Helder Girão Barreto*
Este texto não é homenagem póstuma, até porque José Henrique está com 75 anos de idade, lúcido, ativo e participativo.
Trata-se de uma resenha a dois livros escritos por ele (República de Estudantes: a saga dos Roraimenses no Pará, 2019; e Sementes da Ventania: prosa, 2022).
Li ambos sem conseguir parar, entre risos e lágrimas, em pouquíssimas horas. A escrita é fluida e agradabilíssima. A sensação é de um dèjá vu, mais ou menos como já vi e vivi isto, que me remeteu imediatamente a Fernando Pessoa, sem heterônimo, no poema Ó Sino da Minha Aldeia: “a cada pancada tua, vibrante no céu aberto, sinto mais longe o passado, sinto a saudade mais perto”.
Eu nunca morei numa República de Estudantes, mas em algo similar, o pensionato masculino. Algum dia, talvez, escreva sobre isto.
Na República de Estudantes, após os aspectos históricos, são narradas estórias do que foi a saga dos Roraimenses que mudaram para o Pará à busca da formação superior e técnica.
São estórias alegres e comoventes, mas sobretudo de camaradagem e resiliência, que envolvem pessoas que se tornaram personalidades, algumas ainda vivas, que desempenharam e desempenham atividades privadas e públicas da mais alta relevância no Estado de Roraima.
O autor diz que uma República de Estudantes sadia é baseada em três pilares: saber viver, saber fazer e saber dizer. Acrescento três: veterano é autoridade; o calouro burro será disciplinado; quem não aguenta, abre. As dificuldades até o limite da fome, o ovo com farinha, ou na sua falta a ciência de catar mangas caídas, as peladas de futebol e o pendura no bar do braga aos finais de semana são comoventes e hoje motivo de risos e lágrimas.
Mas a arte de saber viver do veterano curou várias doenças comuns à juventude da época, o banzo e encaminhou calouro ao caminho do estudo, única razão de estar e permanecer ali.
Na Semente na Ventania o autor faz uma introspecção intimista, mas sem perder a alegria, a saudade do que passou e dos que passaram e, sobretudo, a confiança em Deus e em si próprio.

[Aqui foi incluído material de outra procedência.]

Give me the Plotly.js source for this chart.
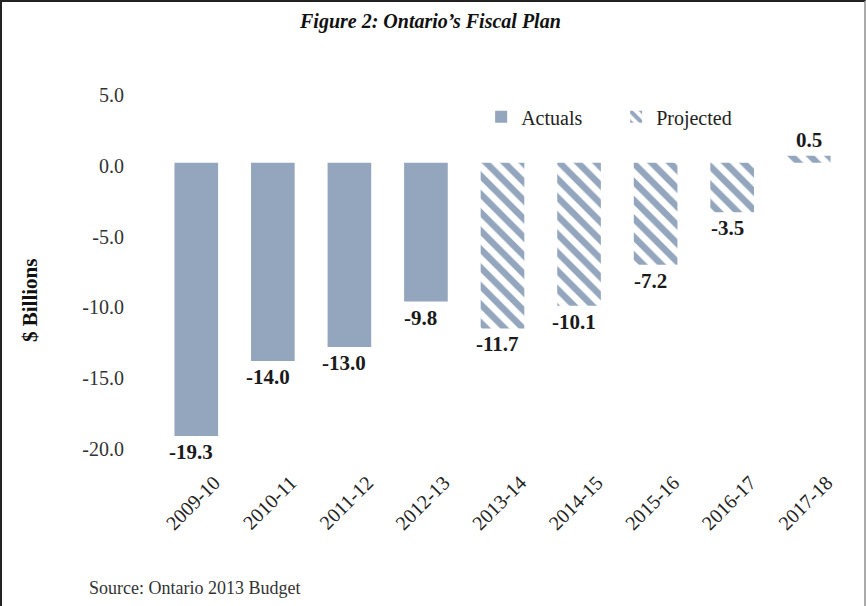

Aliás, como imaginar que alguém nascido no lugar chamado Centro dos Protestantes, no interior do Maranhão, órfão de mãe e abandonado pelo pai, entregue à criação de parentes, alguns indiferentes e outros violentos, analfabeto até os 10 anos, foi resgatado para Roraima por dois anjos: uma irmã e um tio, onde recebeu conforto espiritual, familiar e material. Quando digo conforto material, digo pobreza digna.
Outros anjos apareceram em sua vida, dentre os quais a professorinha, senhora ilustre e depois matriarca de família admirável, que o ensinou a ler e escrever antes de ingressar na escola; e, a secretária do Superintendente da Sudam, que o acolheu maternalmente e, após aprovação em prova escrita exigente, lhe conseguiu bolsa de estudo e matrícula na Escola Técnica Federal do Pará.
A aprovação no Curso de Economia e o estágio no Incra permitiram-lhe o contato com as ideias e a ação marxista-maoista, assim como a participação indireta na Guerrilha do Araguaia, coisas da juventude que o obrigaram a abandonar o Curso de Economia e voltar escondido para Roraima, com justo receio de sofrer no pau-de-arara da repressão. Desse período cita Ferreira Goular que parodio com outras palavras: quem na juventude não foi comunista, não teve coração; quem na maturidade continua comunista, não tem cérebro.
Esse é José Henrique Ferreira Leite, cuja imortalidade já está na excelência de sua produção literária.